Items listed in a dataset
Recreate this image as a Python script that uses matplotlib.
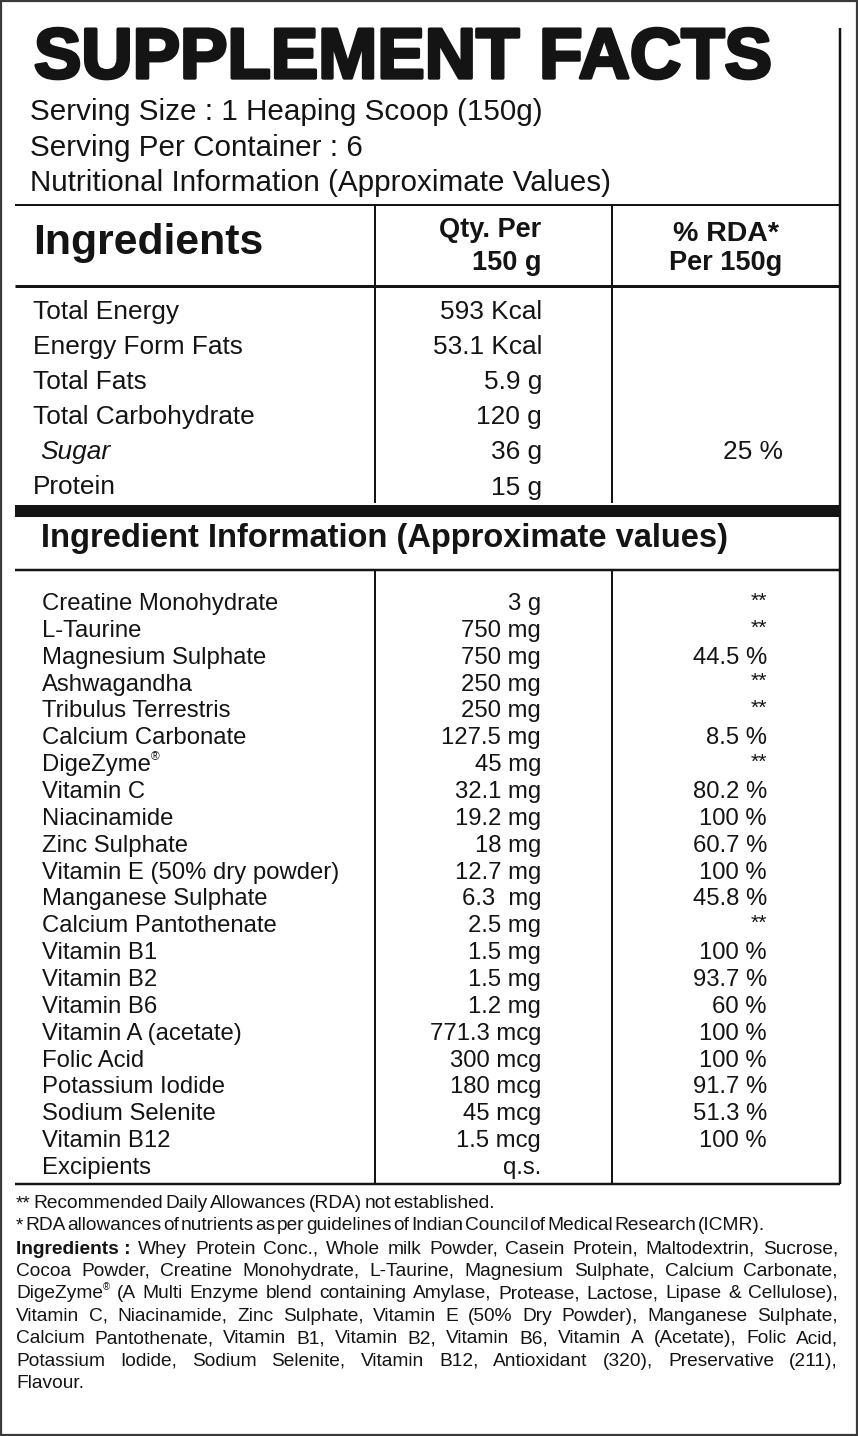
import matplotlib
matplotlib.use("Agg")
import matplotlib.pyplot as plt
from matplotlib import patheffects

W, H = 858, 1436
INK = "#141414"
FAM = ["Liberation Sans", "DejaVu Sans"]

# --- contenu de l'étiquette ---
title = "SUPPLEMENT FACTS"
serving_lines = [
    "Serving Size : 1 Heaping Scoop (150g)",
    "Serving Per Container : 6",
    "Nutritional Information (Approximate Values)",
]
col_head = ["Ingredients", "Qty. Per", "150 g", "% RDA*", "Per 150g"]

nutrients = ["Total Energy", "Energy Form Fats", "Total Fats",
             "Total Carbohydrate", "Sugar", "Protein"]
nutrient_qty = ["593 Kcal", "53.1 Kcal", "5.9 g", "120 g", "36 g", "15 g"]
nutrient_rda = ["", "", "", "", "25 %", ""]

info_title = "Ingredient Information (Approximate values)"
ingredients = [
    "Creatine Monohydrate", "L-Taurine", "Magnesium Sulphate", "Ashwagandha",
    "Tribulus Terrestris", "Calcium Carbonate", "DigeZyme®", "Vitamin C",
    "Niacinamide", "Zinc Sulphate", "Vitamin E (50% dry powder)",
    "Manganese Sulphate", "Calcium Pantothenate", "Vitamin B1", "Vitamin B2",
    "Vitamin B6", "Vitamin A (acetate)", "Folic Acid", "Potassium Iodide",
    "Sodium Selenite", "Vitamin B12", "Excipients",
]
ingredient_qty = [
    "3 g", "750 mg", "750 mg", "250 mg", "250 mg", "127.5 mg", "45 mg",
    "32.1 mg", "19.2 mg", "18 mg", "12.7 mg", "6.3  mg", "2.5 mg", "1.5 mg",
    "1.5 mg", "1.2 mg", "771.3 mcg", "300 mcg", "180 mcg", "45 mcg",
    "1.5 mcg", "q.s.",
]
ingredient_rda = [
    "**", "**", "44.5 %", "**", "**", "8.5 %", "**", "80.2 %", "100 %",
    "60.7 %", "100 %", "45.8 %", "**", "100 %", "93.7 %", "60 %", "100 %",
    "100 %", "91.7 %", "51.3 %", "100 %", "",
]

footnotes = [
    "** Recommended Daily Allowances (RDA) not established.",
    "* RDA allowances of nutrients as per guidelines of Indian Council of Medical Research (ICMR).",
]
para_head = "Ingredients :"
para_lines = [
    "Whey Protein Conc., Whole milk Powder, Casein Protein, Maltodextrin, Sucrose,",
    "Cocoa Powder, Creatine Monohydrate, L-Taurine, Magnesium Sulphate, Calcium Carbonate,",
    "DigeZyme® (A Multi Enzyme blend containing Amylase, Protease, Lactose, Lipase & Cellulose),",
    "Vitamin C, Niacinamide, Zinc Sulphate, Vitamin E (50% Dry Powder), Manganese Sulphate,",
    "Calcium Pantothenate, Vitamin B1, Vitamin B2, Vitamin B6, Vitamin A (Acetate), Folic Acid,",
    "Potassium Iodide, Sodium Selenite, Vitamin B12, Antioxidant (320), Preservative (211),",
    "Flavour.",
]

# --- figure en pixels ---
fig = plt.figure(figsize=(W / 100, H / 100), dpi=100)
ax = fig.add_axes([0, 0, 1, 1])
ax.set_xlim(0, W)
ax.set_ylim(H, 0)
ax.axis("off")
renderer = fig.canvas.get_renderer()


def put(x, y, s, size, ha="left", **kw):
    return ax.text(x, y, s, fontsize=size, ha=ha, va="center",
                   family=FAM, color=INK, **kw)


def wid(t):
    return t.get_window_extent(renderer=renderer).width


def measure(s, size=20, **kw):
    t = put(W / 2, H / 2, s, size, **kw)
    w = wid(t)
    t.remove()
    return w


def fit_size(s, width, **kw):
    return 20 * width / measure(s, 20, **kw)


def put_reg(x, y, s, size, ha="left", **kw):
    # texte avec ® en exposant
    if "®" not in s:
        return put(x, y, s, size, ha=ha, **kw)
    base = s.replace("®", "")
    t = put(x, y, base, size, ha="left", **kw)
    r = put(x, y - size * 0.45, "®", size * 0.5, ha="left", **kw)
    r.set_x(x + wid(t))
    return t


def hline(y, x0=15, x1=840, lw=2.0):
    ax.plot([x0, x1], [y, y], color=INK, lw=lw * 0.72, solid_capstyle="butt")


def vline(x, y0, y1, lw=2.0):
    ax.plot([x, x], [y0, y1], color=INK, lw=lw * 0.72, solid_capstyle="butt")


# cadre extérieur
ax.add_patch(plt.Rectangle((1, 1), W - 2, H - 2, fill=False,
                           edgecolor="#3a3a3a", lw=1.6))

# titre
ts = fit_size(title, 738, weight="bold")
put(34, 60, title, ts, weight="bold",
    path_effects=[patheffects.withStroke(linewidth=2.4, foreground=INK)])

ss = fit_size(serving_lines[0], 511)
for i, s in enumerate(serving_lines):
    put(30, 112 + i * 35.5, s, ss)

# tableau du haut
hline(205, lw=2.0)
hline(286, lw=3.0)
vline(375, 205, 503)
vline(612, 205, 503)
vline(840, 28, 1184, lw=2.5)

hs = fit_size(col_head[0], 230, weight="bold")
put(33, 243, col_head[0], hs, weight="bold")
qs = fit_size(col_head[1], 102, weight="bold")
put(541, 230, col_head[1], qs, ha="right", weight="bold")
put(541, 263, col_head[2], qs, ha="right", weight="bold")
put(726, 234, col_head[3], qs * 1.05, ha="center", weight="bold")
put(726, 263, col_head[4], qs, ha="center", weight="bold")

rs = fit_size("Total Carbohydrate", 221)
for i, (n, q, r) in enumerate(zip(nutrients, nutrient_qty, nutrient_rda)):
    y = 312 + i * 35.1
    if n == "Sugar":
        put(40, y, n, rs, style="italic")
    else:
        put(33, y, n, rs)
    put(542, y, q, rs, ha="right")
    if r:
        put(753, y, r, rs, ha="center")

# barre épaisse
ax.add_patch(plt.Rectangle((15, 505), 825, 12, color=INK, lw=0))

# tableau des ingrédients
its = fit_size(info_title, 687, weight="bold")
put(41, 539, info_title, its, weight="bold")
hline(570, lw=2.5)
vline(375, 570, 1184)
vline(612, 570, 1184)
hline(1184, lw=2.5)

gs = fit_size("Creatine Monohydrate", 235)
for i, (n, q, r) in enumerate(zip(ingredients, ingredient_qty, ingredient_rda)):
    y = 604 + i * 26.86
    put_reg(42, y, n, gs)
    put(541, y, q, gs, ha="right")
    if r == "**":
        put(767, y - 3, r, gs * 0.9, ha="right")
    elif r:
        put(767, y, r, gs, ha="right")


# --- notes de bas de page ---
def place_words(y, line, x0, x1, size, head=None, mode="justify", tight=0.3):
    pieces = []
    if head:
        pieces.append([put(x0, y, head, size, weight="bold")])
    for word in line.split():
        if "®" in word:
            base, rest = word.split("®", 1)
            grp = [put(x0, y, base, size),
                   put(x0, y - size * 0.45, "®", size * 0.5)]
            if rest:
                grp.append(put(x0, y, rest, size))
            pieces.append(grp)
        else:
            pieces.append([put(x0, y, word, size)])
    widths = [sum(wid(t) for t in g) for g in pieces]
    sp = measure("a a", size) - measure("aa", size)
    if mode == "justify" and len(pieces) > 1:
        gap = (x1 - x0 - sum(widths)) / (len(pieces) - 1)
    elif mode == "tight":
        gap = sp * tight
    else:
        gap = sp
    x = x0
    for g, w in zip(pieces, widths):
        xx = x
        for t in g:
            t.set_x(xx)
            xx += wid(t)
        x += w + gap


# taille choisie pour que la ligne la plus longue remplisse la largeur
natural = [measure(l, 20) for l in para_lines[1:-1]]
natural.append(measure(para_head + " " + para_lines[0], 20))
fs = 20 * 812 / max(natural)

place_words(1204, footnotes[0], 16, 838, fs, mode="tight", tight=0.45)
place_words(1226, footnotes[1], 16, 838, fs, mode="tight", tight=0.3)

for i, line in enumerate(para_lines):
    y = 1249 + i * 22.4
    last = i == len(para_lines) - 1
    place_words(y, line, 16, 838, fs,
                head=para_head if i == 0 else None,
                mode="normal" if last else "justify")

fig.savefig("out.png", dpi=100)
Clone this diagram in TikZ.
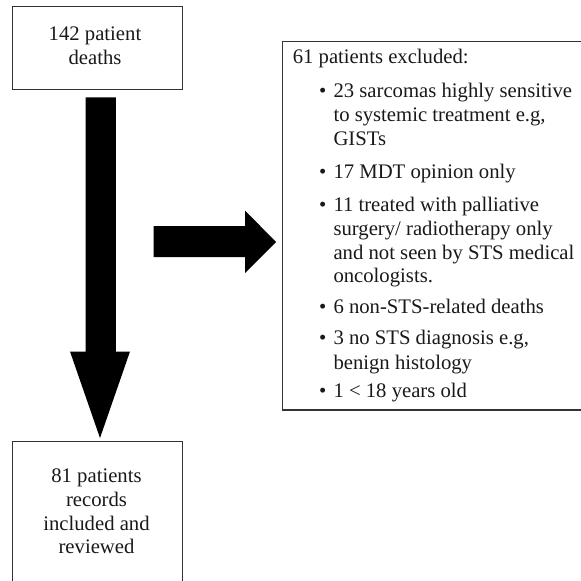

# WHAT YOU SHOULD DO
From the entries above, copy each line holding "this".

# SOLUTION TO THE EXERCISE
Recreate this image as a Python script that uses matplotlib.
Clone this diagram in TikZ.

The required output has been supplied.